* **Given instruction**: Return precisely the span of lines from the top of the material below to the line containing "rate by year</text>", both included. Pictures are excluded.

* **Extracted information**:
__________

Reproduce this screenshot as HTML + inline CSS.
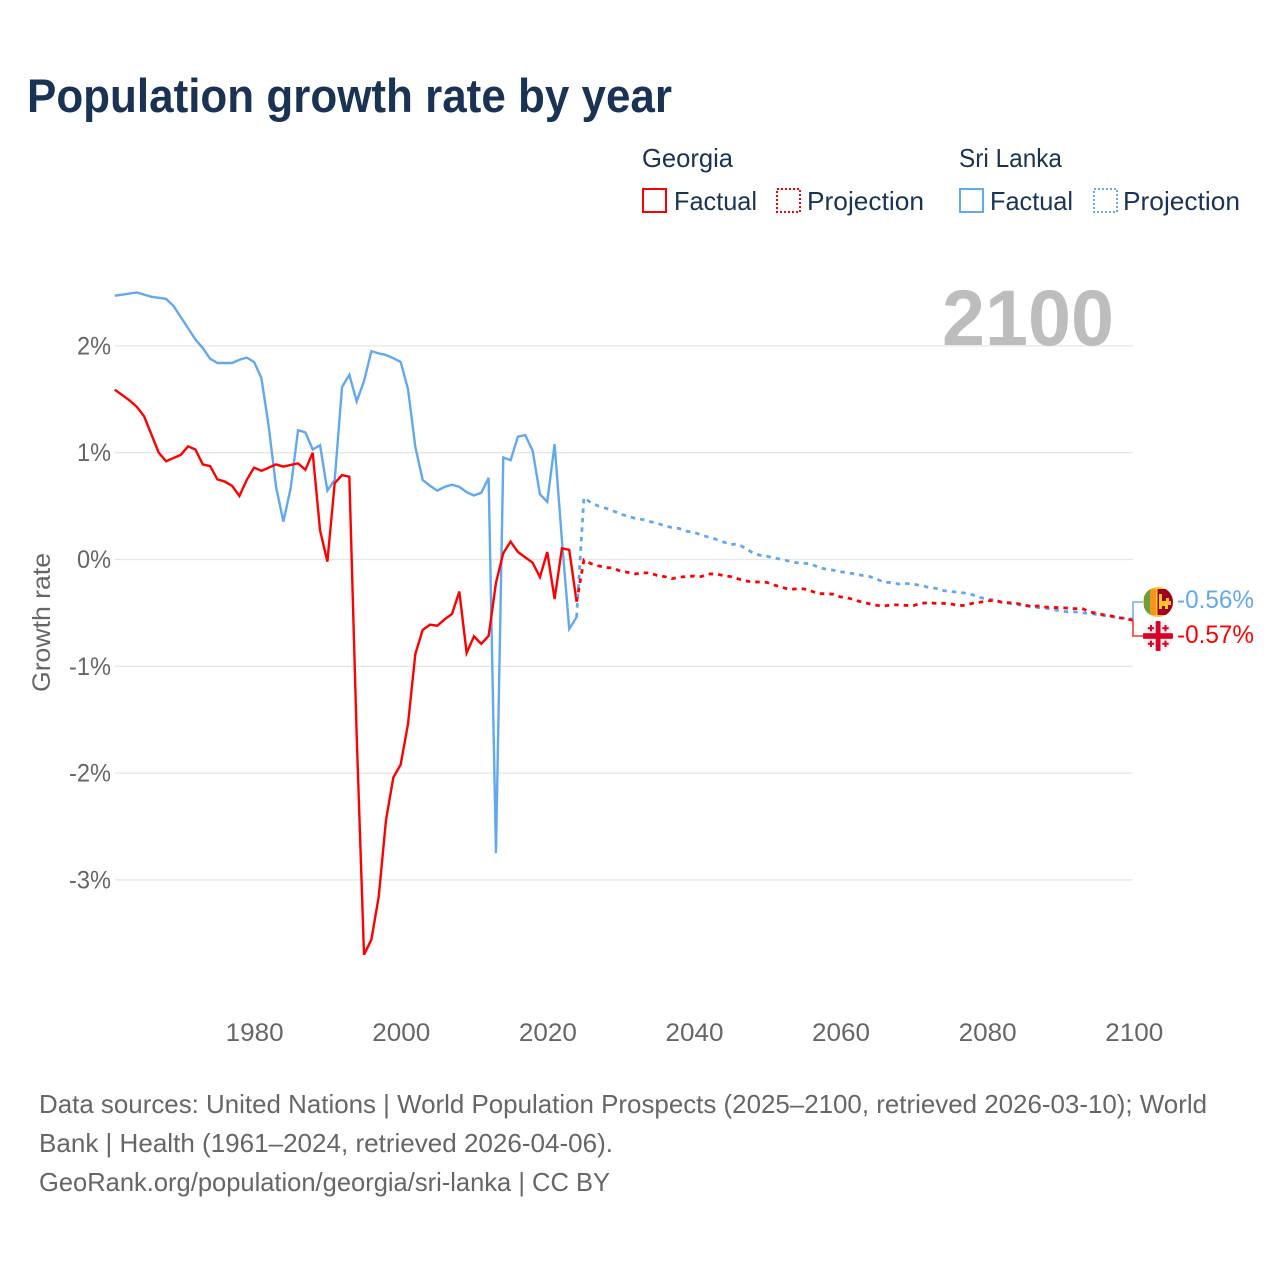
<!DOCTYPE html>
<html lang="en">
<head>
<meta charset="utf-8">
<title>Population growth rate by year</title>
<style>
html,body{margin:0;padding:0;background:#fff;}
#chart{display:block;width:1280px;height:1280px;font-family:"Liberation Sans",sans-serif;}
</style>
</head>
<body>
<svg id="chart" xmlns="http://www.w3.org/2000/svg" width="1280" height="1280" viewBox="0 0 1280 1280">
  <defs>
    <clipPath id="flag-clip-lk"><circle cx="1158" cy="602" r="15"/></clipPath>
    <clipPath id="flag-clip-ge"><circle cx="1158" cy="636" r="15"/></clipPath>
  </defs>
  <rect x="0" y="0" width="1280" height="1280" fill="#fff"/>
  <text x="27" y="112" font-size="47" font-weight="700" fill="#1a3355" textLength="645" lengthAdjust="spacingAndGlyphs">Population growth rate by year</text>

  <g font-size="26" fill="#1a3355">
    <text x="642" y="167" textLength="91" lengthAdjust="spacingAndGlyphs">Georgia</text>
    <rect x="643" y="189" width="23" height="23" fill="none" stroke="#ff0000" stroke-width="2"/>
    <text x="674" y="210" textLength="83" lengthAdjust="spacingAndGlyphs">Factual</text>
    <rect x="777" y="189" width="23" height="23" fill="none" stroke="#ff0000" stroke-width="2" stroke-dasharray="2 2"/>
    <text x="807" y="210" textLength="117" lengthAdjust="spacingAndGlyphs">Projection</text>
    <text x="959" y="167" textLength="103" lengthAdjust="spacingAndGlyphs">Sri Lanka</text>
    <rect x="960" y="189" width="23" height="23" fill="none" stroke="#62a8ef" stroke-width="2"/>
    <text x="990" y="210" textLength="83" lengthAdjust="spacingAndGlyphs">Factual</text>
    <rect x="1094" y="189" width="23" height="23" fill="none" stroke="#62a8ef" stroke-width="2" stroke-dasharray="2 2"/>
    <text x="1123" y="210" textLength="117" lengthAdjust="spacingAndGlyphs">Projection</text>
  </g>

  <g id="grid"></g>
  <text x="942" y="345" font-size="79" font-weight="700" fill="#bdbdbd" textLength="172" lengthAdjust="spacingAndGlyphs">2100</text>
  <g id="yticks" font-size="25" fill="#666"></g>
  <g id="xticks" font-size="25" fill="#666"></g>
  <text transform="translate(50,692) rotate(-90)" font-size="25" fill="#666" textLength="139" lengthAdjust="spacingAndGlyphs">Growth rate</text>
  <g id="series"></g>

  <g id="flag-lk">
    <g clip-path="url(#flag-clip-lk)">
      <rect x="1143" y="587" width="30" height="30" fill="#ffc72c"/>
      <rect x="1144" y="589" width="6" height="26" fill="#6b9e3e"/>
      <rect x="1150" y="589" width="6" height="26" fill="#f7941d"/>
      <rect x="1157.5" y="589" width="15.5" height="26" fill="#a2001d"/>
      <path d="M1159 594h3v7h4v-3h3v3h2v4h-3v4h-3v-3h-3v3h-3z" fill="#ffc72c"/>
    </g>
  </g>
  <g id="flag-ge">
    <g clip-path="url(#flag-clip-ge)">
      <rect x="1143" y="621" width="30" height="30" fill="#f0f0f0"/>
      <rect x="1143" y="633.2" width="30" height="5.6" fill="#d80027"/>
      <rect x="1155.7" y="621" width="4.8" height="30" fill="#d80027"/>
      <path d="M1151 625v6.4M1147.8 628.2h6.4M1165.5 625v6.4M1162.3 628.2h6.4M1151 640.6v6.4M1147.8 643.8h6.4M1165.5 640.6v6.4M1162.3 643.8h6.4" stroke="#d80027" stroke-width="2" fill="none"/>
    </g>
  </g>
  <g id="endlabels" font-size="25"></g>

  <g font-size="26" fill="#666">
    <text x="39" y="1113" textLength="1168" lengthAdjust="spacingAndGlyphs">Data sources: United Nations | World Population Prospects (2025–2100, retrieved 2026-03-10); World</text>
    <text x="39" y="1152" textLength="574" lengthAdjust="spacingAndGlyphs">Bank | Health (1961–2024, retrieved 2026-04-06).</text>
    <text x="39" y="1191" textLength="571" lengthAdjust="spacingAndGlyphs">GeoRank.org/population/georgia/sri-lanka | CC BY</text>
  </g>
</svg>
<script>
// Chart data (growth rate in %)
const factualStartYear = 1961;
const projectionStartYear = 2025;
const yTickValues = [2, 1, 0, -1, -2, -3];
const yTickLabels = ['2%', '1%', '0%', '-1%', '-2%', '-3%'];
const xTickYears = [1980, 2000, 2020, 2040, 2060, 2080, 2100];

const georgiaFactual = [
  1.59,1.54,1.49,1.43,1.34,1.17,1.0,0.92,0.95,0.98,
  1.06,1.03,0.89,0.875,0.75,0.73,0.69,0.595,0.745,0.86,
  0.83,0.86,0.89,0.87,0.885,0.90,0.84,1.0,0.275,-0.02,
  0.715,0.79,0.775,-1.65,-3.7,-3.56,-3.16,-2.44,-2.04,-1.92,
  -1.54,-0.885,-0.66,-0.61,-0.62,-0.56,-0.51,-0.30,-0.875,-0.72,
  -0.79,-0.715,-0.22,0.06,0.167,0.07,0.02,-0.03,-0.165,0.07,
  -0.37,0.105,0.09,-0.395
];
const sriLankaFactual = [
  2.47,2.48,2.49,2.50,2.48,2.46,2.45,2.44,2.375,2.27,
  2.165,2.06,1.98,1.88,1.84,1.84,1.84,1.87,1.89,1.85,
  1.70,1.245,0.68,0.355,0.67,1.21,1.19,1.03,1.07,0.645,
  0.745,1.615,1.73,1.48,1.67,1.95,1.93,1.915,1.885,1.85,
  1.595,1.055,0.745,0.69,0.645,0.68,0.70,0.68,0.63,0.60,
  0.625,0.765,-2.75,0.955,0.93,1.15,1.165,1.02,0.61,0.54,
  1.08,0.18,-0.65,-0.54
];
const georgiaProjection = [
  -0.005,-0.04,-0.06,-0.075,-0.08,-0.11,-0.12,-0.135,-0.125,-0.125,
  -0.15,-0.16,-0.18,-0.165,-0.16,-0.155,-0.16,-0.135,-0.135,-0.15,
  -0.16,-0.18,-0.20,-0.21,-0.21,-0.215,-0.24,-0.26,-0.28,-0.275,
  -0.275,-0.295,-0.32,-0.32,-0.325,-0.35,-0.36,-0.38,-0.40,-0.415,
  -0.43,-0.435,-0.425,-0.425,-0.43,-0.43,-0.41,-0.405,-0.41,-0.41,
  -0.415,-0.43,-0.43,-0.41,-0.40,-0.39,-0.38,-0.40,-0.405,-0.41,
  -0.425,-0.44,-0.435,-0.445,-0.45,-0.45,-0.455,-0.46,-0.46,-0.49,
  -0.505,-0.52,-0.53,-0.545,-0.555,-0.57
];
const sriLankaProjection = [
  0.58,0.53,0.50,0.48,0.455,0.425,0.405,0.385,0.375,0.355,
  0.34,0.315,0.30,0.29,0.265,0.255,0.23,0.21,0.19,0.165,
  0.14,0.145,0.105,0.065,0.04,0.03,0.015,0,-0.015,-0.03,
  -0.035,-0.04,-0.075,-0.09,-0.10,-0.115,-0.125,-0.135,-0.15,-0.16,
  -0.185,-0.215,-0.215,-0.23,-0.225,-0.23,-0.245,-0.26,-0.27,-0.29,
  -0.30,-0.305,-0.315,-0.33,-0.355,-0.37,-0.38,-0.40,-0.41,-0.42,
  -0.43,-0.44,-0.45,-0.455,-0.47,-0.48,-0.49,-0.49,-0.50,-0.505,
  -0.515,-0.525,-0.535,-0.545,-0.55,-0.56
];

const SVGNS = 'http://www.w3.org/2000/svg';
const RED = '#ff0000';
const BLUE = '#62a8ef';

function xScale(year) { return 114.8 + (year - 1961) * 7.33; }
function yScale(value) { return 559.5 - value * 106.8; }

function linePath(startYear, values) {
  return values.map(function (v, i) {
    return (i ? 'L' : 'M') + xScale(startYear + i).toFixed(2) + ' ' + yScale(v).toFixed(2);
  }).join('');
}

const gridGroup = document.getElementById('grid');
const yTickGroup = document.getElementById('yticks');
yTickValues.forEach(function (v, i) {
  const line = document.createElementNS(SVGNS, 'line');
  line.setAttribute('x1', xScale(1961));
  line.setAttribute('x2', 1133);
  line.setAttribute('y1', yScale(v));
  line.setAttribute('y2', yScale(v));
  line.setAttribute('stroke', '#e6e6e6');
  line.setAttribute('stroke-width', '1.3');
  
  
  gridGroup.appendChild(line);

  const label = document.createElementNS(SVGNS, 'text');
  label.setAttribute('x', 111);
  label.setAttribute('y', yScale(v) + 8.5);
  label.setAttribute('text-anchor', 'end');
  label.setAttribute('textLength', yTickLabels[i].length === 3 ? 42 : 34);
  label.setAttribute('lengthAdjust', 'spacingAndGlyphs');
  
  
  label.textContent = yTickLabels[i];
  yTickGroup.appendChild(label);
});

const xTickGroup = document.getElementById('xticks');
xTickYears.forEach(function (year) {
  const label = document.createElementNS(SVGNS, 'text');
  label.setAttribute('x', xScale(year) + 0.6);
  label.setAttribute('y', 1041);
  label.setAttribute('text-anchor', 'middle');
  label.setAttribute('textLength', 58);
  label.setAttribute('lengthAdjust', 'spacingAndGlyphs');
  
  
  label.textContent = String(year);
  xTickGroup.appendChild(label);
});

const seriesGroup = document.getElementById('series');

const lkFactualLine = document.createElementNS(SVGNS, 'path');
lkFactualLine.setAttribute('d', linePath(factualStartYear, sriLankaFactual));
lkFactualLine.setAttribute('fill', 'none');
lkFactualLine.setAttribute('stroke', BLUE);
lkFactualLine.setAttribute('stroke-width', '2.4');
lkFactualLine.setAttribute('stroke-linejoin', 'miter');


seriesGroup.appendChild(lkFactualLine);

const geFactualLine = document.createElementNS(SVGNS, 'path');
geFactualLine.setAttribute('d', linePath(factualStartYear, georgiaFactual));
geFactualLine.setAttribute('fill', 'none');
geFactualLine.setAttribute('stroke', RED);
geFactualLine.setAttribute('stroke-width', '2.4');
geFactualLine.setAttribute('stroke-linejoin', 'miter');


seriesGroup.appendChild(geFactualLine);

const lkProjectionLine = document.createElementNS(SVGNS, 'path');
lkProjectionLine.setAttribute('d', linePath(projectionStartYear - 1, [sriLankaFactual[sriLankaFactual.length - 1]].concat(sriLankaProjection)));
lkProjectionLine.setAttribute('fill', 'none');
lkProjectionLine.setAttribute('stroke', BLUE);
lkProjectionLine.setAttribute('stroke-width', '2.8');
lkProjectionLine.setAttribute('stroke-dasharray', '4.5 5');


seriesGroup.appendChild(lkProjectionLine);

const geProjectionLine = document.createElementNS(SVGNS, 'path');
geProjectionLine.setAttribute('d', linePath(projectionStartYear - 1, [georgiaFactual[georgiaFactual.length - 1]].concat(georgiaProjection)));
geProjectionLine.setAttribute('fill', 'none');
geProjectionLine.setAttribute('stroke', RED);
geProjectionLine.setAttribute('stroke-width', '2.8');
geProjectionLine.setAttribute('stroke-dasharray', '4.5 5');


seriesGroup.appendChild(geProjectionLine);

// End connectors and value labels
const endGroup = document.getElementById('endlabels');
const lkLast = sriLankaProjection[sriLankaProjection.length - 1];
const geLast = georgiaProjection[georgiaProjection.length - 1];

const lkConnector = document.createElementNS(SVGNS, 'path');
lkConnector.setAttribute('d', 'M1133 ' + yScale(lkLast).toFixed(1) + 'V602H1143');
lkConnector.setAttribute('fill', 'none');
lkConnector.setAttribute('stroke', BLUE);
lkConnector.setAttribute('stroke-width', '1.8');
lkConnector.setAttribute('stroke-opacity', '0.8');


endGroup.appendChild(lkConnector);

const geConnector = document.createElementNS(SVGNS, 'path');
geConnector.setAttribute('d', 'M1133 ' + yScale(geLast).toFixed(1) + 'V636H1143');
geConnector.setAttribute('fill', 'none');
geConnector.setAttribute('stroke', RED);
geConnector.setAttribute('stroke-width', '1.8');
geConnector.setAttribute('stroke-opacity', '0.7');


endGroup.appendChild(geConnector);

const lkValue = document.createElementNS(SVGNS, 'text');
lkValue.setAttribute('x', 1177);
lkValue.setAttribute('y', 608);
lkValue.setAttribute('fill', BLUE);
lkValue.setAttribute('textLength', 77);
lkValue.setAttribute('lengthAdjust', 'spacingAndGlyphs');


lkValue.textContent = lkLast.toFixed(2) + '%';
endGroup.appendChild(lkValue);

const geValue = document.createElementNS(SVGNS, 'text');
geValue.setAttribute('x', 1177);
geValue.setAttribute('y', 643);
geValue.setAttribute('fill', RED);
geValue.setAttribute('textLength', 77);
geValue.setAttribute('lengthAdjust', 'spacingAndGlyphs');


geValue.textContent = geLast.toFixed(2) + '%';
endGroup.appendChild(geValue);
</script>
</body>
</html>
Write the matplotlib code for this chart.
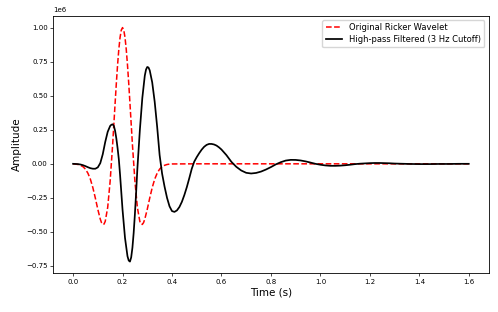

__________

* **Expected answer**:
Reproduce this screenshot as HTML + inline CSS.
<!DOCTYPE html>
<html lang="en">
<head>
<meta charset="utf-8">
<title>Population growth rate by year</title>
<style>
html,body{margin:0;padding:0;background:#fff;}
#chart{display:block;width:1280px;height:1280px;font-family:"Liberation Sans",sans-serif;}
</style>
</head>
<body>
<svg id="chart" xmlns="http://www.w3.org/2000/svg" width="1280" height="1280" viewBox="0 0 1280 1280">
  <defs>
    <clipPath id="flag-clip-lk"><circle cx="1158" cy="602" r="15"/></clipPath>
    <clipPath id="flag-clip-ge"><circle cx="1158" cy="636" r="15"/></clipPath>
  </defs>
  <rect x="0" y="0" width="1280" height="1280" fill="#fff"/>
  <text x="27" y="112" font-size="47" font-weight="700" fill="#1a3355" textLength="645" lengthAdjust="spacingAndGlyphs">Population growth rate by year</text>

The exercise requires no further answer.